La presidenta de México anunció recientemente que se crearán más de 300
mil nuevos espacios para estudiantes universitarios de nuevo ingreso, pero para
disgusto de sus críticos, particularmente de la “izquierda buenaondita”, será a
través del fortalecimiento y ampliación de la Universidad Rosario Castellanos,
creada durante su mandato en CDMX, y el sistema de universidades “Benito
Juárez”, instituido por AMLO. El malestar no se hizo esperar. Según sus
críticos, debería mirar a las actuales universidades públicas para reforzarlas
y hacerlas crecer, pero sus mismos detractores evitan plantear que
prácticamente todas las universidades públicas autónomas están copadas por
mafias y grupos de poder y privilegiados que impiden el cambio interno
profundo.
Son grupos aferrados a intereses internos y privilegios de todo tipo;
los sindicatos administrativos y de profesores, además de mafias y burocracias
ligadas a políticos, partidos políticos, gobiernos estatales y elites locales,
han anclado a las universidades públicas no a la consecución de los derechos de
los trabajadores y docentes, y el cumplimiento de sus principales funciones
–docencia, investigación y difusión de la cultura-, sino a privilegios de grupo
y clase.

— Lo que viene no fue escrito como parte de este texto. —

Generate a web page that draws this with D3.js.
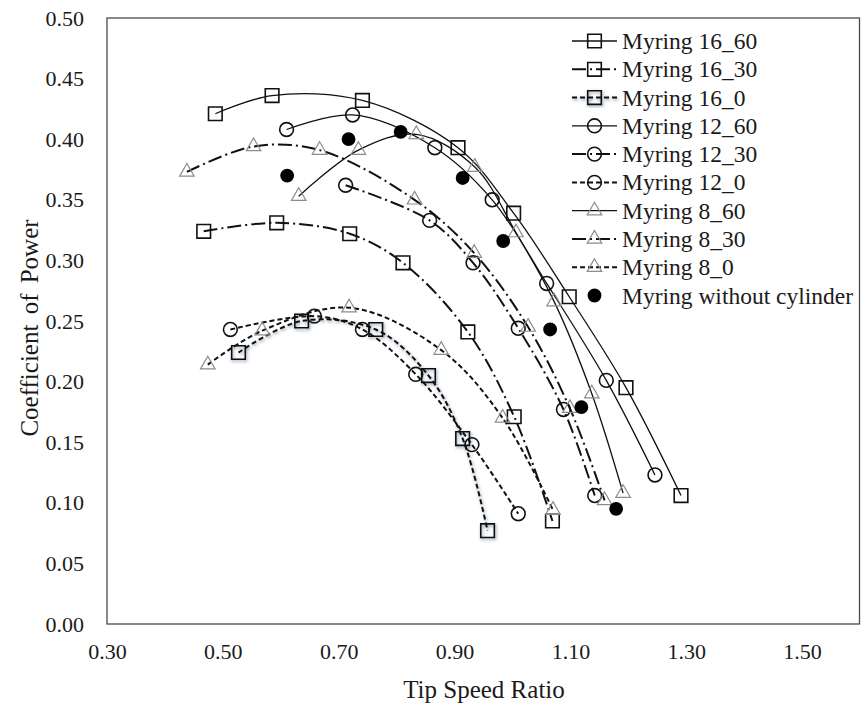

Esta situación, además del uso político de la autonomía para resguardar
privilegios y sostener la opacidad y el uso de los recursos públicos sin
rendición de cuentas y austeridad, hace casi inviable construir un sistema
universitario público sin mafias sindicales y académicas.
Antes de los dorados años neoliberales, en muchas universidades públicas
estatales se conformaron diversidad de grupos –porriles, organizaciones
estudiantiles combativas, sindicatos que reivindicaban los intereses de
docentes y personal administrativo, sindicatos charros, colectivos ligados a
grupos de izquierda radical y de derecha, burócratas, etc.-, muchos de los
cuales se adueñaron de las estructuras universitarias, convirtiendo los
espacios universitarios en campos de batalla de privilegios y subordinación a
grupos políticos, partidos políticos y gobiernos. Pero las décadas neoliberales
significaron, en todos los casos, la consolidación de mafias académicas,
sindicales y burocráticas que hicieron del ingreso –estudiantil, docente,
investigadores, académicos en general, trabajadores administrativos- un negocio
en el que los recursos públicos son el principal botín, tanto político como
pecuniario.
En este contexto, el reforzamiento del sistema de universidades “Benito
Juárez” y la ampliación de la Universidad Rosario Castellanos, representan un
experimento que pretende alejarse del actual funcionamiento de las
universidades públicas estatales. Desde mi punto de vista, las primeras todavía
están por demostrar sus bondades, aunque ofrecen alternativas educativas
profesionales que impiden que los estudiantes sean rechazados u obligados a
apagar cuotas de diverso tipo. Asimismo, en el caso de los usos de los recursos
públicos, también debe darse mayor transparencia, así como en la contratación
del personal docente y administrativo. Ahora bien, el modelo debe generar sus
propios mecanismos para evitar la burocratización y la formación de grupos de
interés de todo tipo, lo que no significa negar la posibilidad de que docentes
y administrativos se organicen para defender sus intereses académicos y
laborales.
Lo que sin duda debe evitarse, es la formación de mafias académicas y
administrativas que retrasan el cambio y deciden, más allá de sus atribuciones,
las funciones esenciales universitarias y el reparto –no distribución- de los
recursos públicos. También debe evitarse el uso de la autonomía universitaria
para sostener sistemas opacos y sin rendición de cuentas. En el ámbito
académico, las universidades públicas estatales consolidaron grupúsculos de
poder que deciden el ingreso de nuevos miembros, muchos, parte de redes de
intereses, corrupción y saqueo, que determinan que se investiga y qué programas
académicos se implementan, algunos de los cuales son premios para amigos y
mafias encerradas en sus doradas torres de privilegios.